Meehan turned her life around and even reclaimed a lost moment from her teenage years. Then 23 with a 3-year-old child, she attended a prom for an experience she had missed in high school.

She also found love with the right man. "I kissed a lot of frogs, but there is hope. We’ve been married 26 years and have known each other for 31 years," she said.

While greatly improved, her life hasn't been without challenges. She and her husband live at Fort Myers Beach, Florida, but saw their condo building destroyed last September by Hurricane Ian, a Category 5 storm.

The hurricane was one of the strongest to hit Florida in nearly a century, claiming 161 lives, 13 missing and $113 billion in damage. Meehan and her husband stayed sheltered in place for more than 24 hours during the storm, and they remain displaced in temporary housing.

In an act of both faith and defiance, Meehan organized a wellness walk along Fort Myers Beach. In a show of solidarity, she and the other hurricane survivors had weathered their own personal storms.

FINDING NEW LIFE

Meehan spoke with the Press & Dakotan about the tools she uses not just to survive but also to thrive.

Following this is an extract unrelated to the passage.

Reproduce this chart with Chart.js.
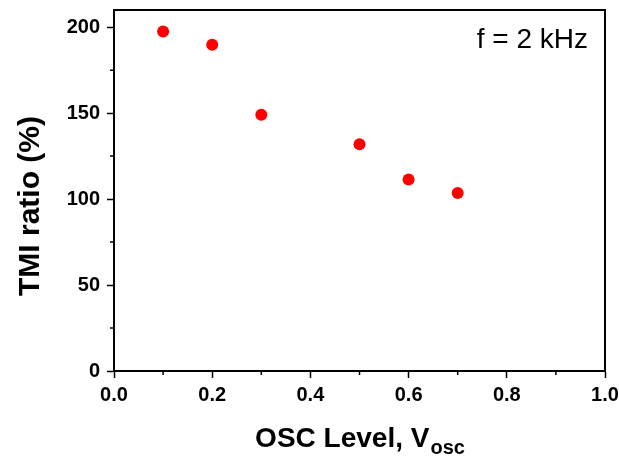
<!DOCTYPE html>
<html>
<head>
<meta charset="utf-8">
<script src="https://cdn.jsdelivr.net/npm/chart.js@4/dist/chart.umd.min.js"></script>
<style>
  html, body { margin: 0; padding: 0; background: #fff; }
  canvas { display: block; }
</style>
</head>
<body>
<canvas id="chart" width="619" height="457"></canvas>
<script>
const oscLevels = [0.1, 0.2, 0.3, 0.5, 0.6, 0.7];
const tmiRatios = [197.5, 189.8, 149.1, 131.9, 111.4, 103.6];
const xMinorTicks = [0.1, 0.3, 0.5, 0.7, 0.9];
const yMinorTicks = [25, 75, 125, 175];
const xTitle = 'OSC Level, V';
const xTitleSub = 'osc';
const yTitle = 'TMI ratio (%)';
const note = 'f = 2 kHz';

const FONT = "'Liberation Sans', Arial, sans-serif";

// frame, minor ticks, axis titles and the note
const extras = {
  id: 'extras',
  afterDraw(chart) {
    const { ctx, chartArea: a, scales: { x, y } } = chart;
    ctx.save();
    ctx.strokeStyle = '#000';
    ctx.lineWidth = 2;
    ctx.beginPath();
    ctx.moveTo(a.left, a.top);
    ctx.lineTo(a.right, a.top);
    ctx.lineTo(a.right, a.bottom);
    ctx.stroke();

    ctx.lineWidth = 1.5;
    ctx.beginPath();
    xMinorTicks.forEach(v => {
      const px = x.getPixelForValue(v);
      ctx.moveTo(px, a.bottom);
      ctx.lineTo(px, a.bottom + 4);
    });
    yMinorTicks.forEach(v => {
      const py = y.getPixelForValue(v);
      ctx.moveTo(a.left, py);
      ctx.lineTo(a.left - 4, py);
    });
    ctx.stroke();

    ctx.fillStyle = '#000';
    ctx.textBaseline = 'alphabetic';

    // x title with subscript
    const big = 'bold 28px ' + FONT, small = 'bold 20px ' + FONT;
    ctx.font = big;
    const w1 = ctx.measureText(xTitle).width;
    ctx.font = small;
    const w2 = ctx.measureText(xTitleSub).width;
    const sx = (a.left + a.right) / 2 - (w1 + w2) / 2;
    ctx.textAlign = 'left';
    ctx.font = big;
    ctx.fillText(xTitle, sx, 447);
    ctx.font = small;
    ctx.fillText(xTitleSub, sx + w1 + 1, 454);

    // y title
    ctx.save();
    ctx.translate(39, 206);
    ctx.rotate(-Math.PI / 2);
    ctx.textAlign = 'center';
    ctx.font = 'bold 30px ' + FONT;
    ctx.fillText(yTitle, 0, 0);
    ctx.restore();

    // note
    ctx.textAlign = 'right';
    ctx.font = '28px ' + FONT;
    ctx.fillText(note, 588, 48);
    ctx.restore();
  }
};

const noPad = s => { s.paddingLeft = 0; s.paddingRight = 0; s.paddingTop = 0; s.paddingBottom = 0; };

new Chart(document.getElementById('chart'), {
  type: 'scatter',
  data: {
    datasets: [{
      data: oscLevels.map((v, i) => ({ x: v, y: tmiRatios[i] })),
      backgroundColor: '#ff0000',
      borderWidth: 0,
      pointRadius: 6,
      pointHoverRadius: 6
    }]
  },
  options: {
    responsive: false,
    animation: false,
    layout: { padding: { top: 10, right: 14, left: 0, bottom: 0 } },
    plugins: { legend: { display: false }, tooltip: { enabled: false } },
    scales: {
      x: {
        type: 'linear',
        min: 0,
        max: 1,
        afterFit: s => { s.height = 86; noPad(s); },
        border: { color: '#000', width: 2 },
        grid: { drawOnChartArea: false, tickLength: 7, tickColor: '#000', tickWidth: 1.5 },
        ticks: {
          stepSize: 0.2,
          padding: 5,
          color: '#000',
          font: { family: FONT, size: 20, weight: 'bold' },
          callback: v => v.toFixed(1)
        }
      },
      y: {
        type: 'linear',
        min: 0,
        max: 210,
        afterFit: s => { s.width = 114; noPad(s); },
        border: { color: '#000', width: 2 },
        grid: { drawOnChartArea: false, tickLength: 7, tickColor: '#000', tickWidth: 1.5 },
        ticks: {
          stepSize: 50,
          includeBounds: false,
          padding: 7,
          color: '#000',
          font: { family: FONT, size: 20, weight: 'bold' }
        }
      }
    }
  },
  plugins: [extras]
});
</script>
</body>
</html>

"For me, 100%, it starts with my (Christian) faith. It's something I share or I can't, depending on the conference," she said. "I tell people this: Everyone may abandon me, but God never will. My strength comes from my family and faith. But I’m not one who just believes in God and He will bless me."

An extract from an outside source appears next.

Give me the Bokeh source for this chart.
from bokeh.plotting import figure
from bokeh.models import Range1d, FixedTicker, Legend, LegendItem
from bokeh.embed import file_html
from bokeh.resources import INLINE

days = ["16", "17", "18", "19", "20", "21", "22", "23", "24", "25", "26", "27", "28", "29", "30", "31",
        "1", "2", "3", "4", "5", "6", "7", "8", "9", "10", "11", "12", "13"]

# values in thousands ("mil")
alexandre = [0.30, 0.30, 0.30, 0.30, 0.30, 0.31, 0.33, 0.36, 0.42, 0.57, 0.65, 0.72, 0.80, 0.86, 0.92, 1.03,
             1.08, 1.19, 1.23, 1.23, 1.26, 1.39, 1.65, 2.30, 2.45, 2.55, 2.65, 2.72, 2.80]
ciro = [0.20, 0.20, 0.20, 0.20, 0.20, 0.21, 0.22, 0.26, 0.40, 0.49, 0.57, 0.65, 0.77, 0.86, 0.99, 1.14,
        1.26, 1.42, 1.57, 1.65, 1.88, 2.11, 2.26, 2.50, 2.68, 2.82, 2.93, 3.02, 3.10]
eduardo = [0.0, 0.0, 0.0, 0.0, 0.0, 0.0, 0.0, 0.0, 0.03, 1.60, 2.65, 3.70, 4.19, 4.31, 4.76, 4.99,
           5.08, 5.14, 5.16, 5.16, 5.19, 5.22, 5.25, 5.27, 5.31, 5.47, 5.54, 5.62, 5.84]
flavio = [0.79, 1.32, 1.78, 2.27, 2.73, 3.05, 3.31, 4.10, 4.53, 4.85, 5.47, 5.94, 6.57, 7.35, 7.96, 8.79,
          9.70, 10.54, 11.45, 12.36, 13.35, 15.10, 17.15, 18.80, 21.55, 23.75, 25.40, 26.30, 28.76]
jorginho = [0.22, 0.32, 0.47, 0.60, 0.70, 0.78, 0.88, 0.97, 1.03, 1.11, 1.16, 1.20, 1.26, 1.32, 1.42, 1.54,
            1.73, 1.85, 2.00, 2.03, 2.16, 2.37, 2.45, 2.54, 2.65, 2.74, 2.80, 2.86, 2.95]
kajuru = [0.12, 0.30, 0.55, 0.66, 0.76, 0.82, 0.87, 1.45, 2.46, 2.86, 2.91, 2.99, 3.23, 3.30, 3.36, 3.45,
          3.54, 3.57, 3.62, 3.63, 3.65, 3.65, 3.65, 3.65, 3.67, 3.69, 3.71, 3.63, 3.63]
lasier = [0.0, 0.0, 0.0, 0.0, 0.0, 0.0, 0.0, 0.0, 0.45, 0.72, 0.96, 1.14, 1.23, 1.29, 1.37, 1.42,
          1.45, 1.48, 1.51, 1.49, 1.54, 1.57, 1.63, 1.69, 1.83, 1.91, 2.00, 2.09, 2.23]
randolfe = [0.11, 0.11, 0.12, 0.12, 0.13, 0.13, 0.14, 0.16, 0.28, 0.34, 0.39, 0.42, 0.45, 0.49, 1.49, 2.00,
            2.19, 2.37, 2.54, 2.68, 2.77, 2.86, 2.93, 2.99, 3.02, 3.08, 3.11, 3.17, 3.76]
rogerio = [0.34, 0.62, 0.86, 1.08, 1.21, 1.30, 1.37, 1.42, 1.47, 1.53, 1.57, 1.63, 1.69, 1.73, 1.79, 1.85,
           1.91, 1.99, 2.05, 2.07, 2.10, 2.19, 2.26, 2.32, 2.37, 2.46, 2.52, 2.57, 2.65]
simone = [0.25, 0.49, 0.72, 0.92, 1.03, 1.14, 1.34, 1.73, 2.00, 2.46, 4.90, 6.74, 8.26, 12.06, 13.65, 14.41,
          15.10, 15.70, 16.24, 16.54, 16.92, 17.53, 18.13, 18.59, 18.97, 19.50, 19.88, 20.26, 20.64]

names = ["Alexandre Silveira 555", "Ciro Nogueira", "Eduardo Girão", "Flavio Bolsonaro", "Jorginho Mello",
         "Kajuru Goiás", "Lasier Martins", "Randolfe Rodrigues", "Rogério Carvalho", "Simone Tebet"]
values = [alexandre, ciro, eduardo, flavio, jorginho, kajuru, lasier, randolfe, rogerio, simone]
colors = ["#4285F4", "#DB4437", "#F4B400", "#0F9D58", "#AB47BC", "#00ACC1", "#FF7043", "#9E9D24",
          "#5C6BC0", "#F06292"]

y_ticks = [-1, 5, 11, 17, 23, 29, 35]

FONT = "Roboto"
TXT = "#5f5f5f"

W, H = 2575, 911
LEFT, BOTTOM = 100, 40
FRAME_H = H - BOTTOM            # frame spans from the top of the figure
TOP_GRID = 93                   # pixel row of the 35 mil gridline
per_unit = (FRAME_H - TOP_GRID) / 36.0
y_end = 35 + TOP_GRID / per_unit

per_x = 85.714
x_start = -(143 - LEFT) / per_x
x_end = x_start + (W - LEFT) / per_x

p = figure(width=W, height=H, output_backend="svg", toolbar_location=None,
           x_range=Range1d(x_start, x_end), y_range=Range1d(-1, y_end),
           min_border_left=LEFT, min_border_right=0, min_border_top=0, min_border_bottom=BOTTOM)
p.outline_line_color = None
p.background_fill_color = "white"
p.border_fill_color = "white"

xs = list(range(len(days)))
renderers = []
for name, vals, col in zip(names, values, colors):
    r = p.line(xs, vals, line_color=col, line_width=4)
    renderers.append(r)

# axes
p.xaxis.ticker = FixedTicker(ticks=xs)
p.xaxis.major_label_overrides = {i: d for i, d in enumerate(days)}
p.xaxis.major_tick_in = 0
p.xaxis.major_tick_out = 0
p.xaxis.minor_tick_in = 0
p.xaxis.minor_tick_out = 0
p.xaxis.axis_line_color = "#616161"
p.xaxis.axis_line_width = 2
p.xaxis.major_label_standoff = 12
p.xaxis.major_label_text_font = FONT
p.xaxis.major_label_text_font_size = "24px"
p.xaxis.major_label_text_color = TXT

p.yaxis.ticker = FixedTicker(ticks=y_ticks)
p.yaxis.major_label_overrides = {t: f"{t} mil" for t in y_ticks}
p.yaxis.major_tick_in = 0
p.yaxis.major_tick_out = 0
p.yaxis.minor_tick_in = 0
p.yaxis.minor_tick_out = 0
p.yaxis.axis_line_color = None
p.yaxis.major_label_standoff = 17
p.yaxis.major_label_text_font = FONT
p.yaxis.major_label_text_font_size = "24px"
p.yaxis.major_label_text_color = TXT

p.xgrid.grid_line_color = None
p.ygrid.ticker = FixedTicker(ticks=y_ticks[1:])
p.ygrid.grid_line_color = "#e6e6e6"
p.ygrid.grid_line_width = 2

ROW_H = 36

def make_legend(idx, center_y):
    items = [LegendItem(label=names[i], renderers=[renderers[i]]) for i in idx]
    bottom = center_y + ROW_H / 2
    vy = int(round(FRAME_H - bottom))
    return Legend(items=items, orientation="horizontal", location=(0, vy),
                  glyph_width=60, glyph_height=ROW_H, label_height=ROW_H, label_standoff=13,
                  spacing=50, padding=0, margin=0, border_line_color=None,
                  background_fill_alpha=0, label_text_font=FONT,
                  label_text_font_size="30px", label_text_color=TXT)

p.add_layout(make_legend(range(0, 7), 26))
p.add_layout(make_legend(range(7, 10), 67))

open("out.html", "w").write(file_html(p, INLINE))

Meehan believes in taking God-given talents and strengths to build a strong life.

She is scheduled to speak twice today (Thursday) at MMU, with one presentation entitled "The Exception." But she doesn't see herself as the exception, instead choosing an active life.

She begins her day at 3 a.m. with a half-hour for prayer and another half-hour for exercise. She stays busy and surrounded by uplifting people. "I watch a positive video every day, I move my body as medicine, and I don't watch the news. That's how I stay healthy," she said.

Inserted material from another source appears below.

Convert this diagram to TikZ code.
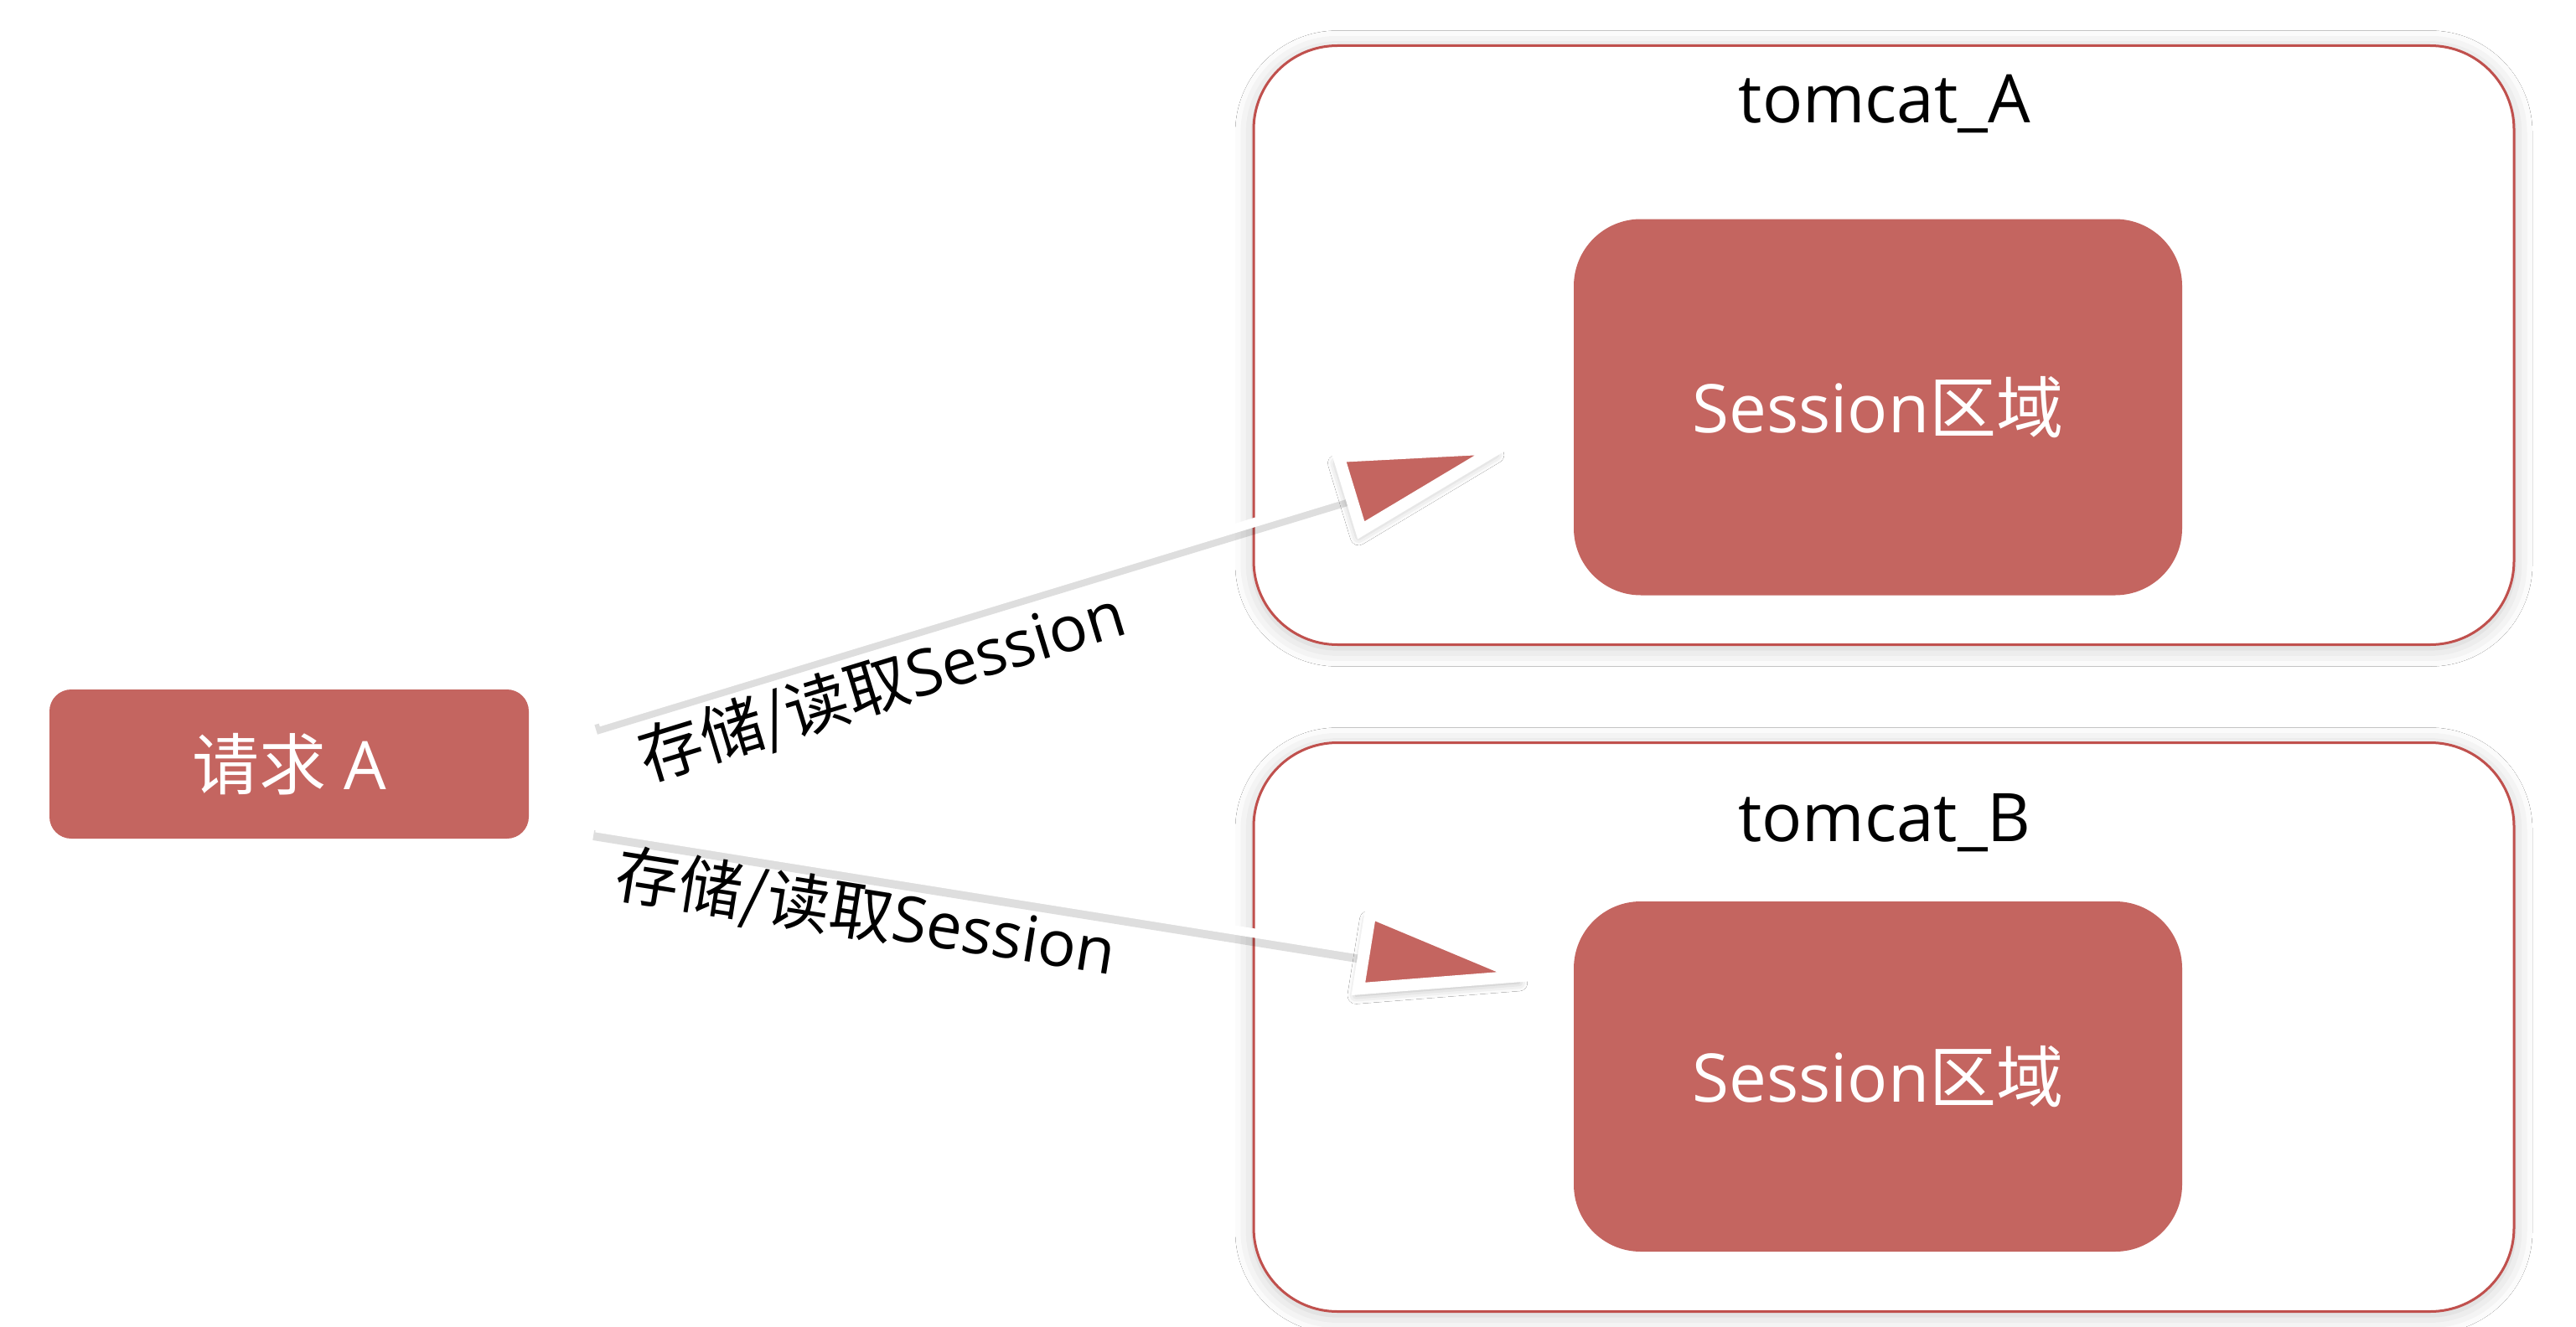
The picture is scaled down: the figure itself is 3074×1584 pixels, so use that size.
\documentclass[tikz,border=0pt]{standalone}
\usepackage{fontspec}
\setmainfont{Open Sans}
\newfontfamily\cjk{Noto Sans CJK SC}
\usetikzlibrary{calc,shadows.blur}
\definecolor{boxred}{RGB}{196,101,96}
\definecolor{edgered}{RGB}{192,80,77}
\begin{document}
\begin{tikzpicture}[x=1pt,y=-1pt,
  big/.style={font=\fontsize{80}{96}\selectfont},
  server/.style={draw=edgered, line width=3pt, fill=white, rounded corners=100pt,
    minimum width=1504pt, inner sep=0pt,
    blur shadow={shadow xshift=0pt, shadow yshift=-4pt, shadow blur radius=22pt, shadow opacity=22}},
  sessbox/.style={fill=boxred, rounded corners=80pt, minimum width=726pt, inner sep=0pt,
    text=white, big},
  reqbox/.style={fill=boxred, rounded corners=26pt, minimum width=572pt, minimum height=178pt,
    inner sep=0pt, text=white, big},
  title/.style={big, text=black},
  edgelabel/.style={font=\fontsize{76}{90}\selectfont, text=black, inner sep=0pt},
  shaft/.style={draw=white, line width=11pt,
    preaction={draw=black, draw opacity=0.13, line width=12pt,
      transform canvas={xshift=-3pt,yshift=-9pt}}},
  head/.style={fill=boxred, draw=white, line width=14pt, line join=miter,
    blur shadow={shadow xshift=-3pt, shadow yshift=-8pt, shadow blur radius=10pt, shadow opacity=30}}
]
\useasboundingbox[fill=white] (0,0) rectangle (3074,1584);

% request
\node[reqbox] (req) at (345,912) {{\cjk 请求} A};

% servers
\node[server, minimum height=715pt] (tomA) at (2248,412) {};
\node[title] (tomAl) at (2249,124) {tomcat\_A};
\node[sessbox, minimum height=449pt] (sessA) at (2241,486) {Session{\cjk 区域}};

\node[server, minimum height=679pt] (tomB) at (2248,1226) {};
\node[title] (tomBl) at (2249,982) {tomcat\_B};
\node[sessbox, minimum height=418pt] (sessB) at (2241,1285) {Session{\cjk 区域}};

% arrow A
\coordinate (aS) at ($(req.east)+(83,-50)$);
\coordinate (aT) at ($(sessA.west)+(-90,49)$);
\coordinate (aB) at ($(aT)!185pt!(aS)$);
\coordinate (aL) at ($(aB)!46pt!90:(aT)$);
\coordinate (aR) at ($(aB)!46pt!-90:(aT)$);
\draw[shaft] (aS) -- (aB);
\draw[head] (aT) -- (aL) -- (aR) -- cycle;
\node[edgelabel, rotate=17] (la) at (1053,820) {{\cjk 存储/读取}Session};

% arrow B
\coordinate (bS) at ($(req.east)+(80,76)$);
\coordinate (bT) at ($(sessB.west)+(-62,-120)$);
\coordinate (bB) at ($(bT)!190pt!(bS)$);
\coordinate (bL) at ($(bB)!46pt!90:(bT)$);
\coordinate (bR) at ($(bB)!46pt!-90:(bT)$);
\draw[shaft] (bS) -- (bB);
\draw[head] (bT) -- (bL) -- (bR) -- cycle;
\node[edgelabel, rotate=-9] (lb) at (1033,1092) {{\cjk 存储/读取}Session};
\end{tikzpicture}
\end{document}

Meehan recognizes that maintaining good mental health remains a daily effort.

"Depression stole the first 20 years of my life and I felt hopeless," she said. "Whether it's COVID, the hurricane, my family or losing another sibling, I can go back there."

Besides her proactive approach, Meehan said she guards against toxic people. "I have healthy boundaries around my relationships, and I use those boundaries as protection for myself," she said.

She encourages therapy or a life coach. That said, she's amazed at the number of strangers on a plane who will tell her the most intimate details of their lives.

She can't explain the attraction and personal connections. "I guess it's a gift that people acknowledge," she said.

The pandemic created mental health problems that still persist for many people, Meehan said.

"People are more isolated or lost than ever before," she said. "At conferences, I have people come up to me and say, ‘How do you talk to people? I live alone, work alone, I don't go out. I force myself to take a shower and leave my home once a week.’ If that was me, I would be miserable all the time."

Meehan encourages everyone to evaluate their own attitudes and those around them.

"You need to assess to address," she said. "Everyone is a Winnie the Pooh character. You have to watch for being surrounded by too many Eeyores (the gloomy donkey) who bring you down. And if there are no Eeyores in your life, then you’re the Eeyore and need to look for a Tigger, Pooh or Owl."

Social media has created an arena where visitors post edited photos of themselves and make superficial judgments of others, Meehan said. "What if we stop editing ourselves and show up with our messy parts?" she asked.

In her life's journey, Meehan has replaced her own self-image. The old labels can't just be ripped off; they need replacement with positive words, she noted.

"The old narrative said you were worthless and all you had was your looks," she said. "My new narrative says I’m strong, successful and brilliant, and the world needs my hope, life and belief."

As an example, she recalled the man who told her not to attempt college because she lacked the abilities. "I would love to meet him and ask him how many books he has written. And I wrote one independently that won a Ben Franklin Award," she said.

She offers one final piece of advice. "Never, ever give up hope," she said.